# C program to find the median of a given list.

CServer Side ProgrammingProgramming

If the elements of the list are arranged in order, then, the middle value which divides the items into two parts with equal number of items on either side is called the median.

Odd numbers of items have just one middle value whereas; even numbers of items have two middle values.

The median for even number of items is therefore, designated as the average of the two middle values.

## Algorithm

Refer an algorithm given below to calculate the median.

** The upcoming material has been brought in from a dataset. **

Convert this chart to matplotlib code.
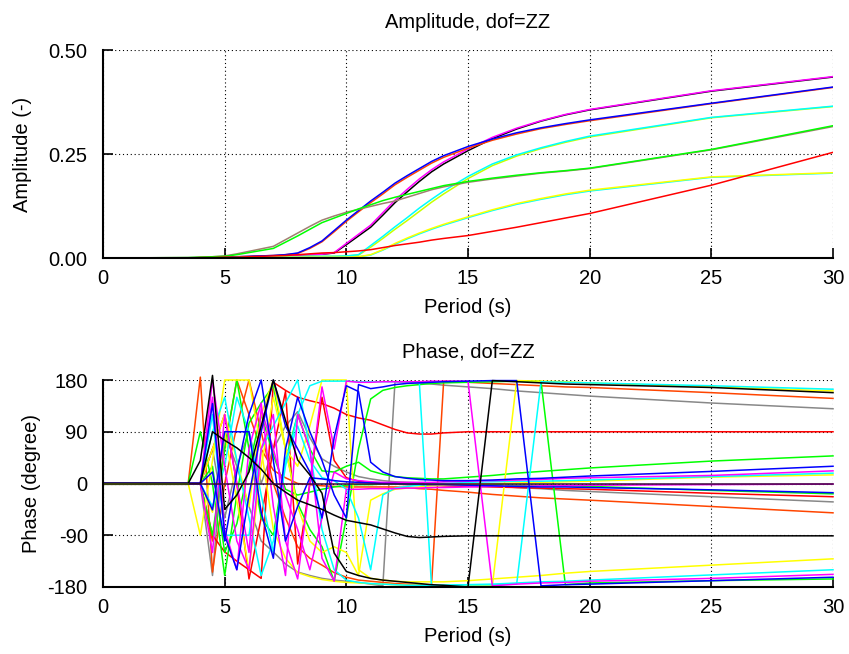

Step 1 − Read the items into an array while keeping a count of the items.

Step 2 − Sort the items in increasing order.

Step 3 − Compute median.

The logic used to sort the numbers before finding a median is as follows −

for (i = 1 ; i <= n-1 ; i++){
for (j = 1 ; j <= n-i ; j++){
if (a[j] <= a[j+1]){
t = a[j];
a[j] = a[j+1];
a[j+1] = t;
} else
continue ;
}
}

The logic used to find a median of list is as follows −

if ( n % 2 == 0)
median = (a[n/2] + a[n/2+1])/2.0 ;
else
median = a[n/2 + 1];

## Example

Following is the C program to calculate the median of given numbers −

Live Demo

#include<stdio.h>
#define N 10
main( ){
int i,j,n;
float median,a[N],t;
printf("Enter the number of items\n");
scanf("%d", &n);
/* Reading items into array a */
printf("Input %d values \n",n);
for (i = 1; i <= n ; i++)
scanf("%f", &a[i]);
/* Sorting begins */
for (i = 1 ; i <= n-1 ; i++){ /* Trip-i begins */
for (j = 1 ; j <= n-i ; j++) {
if (a[j] <= a[j+1]) { /* Interchanging values */
t = a[j];
a[j] = a[j+1];
a[j+1] = t;
}
else
continue ;
}
} /* sorting ends */
/* calculation of median */
if ( n % 2 == 0)
median = (a[n/2] + a[n/2+1])/2.0 ;
else
median = a[n/2 + 1];
/* Printing */
for (i = 1 ; i <= n ; i++)
printf("%f ", a[i]);
printf("\n\nMedian is %f\n", median);
}

## Output

When the above program is executed, it produces the following output −

Enter the number of items
5
Input 5 values
2.3
1.2
3.8
4.6
8.9
8.900000 4.600000 3.800000 2.300000 1.200000

Median is 3.800000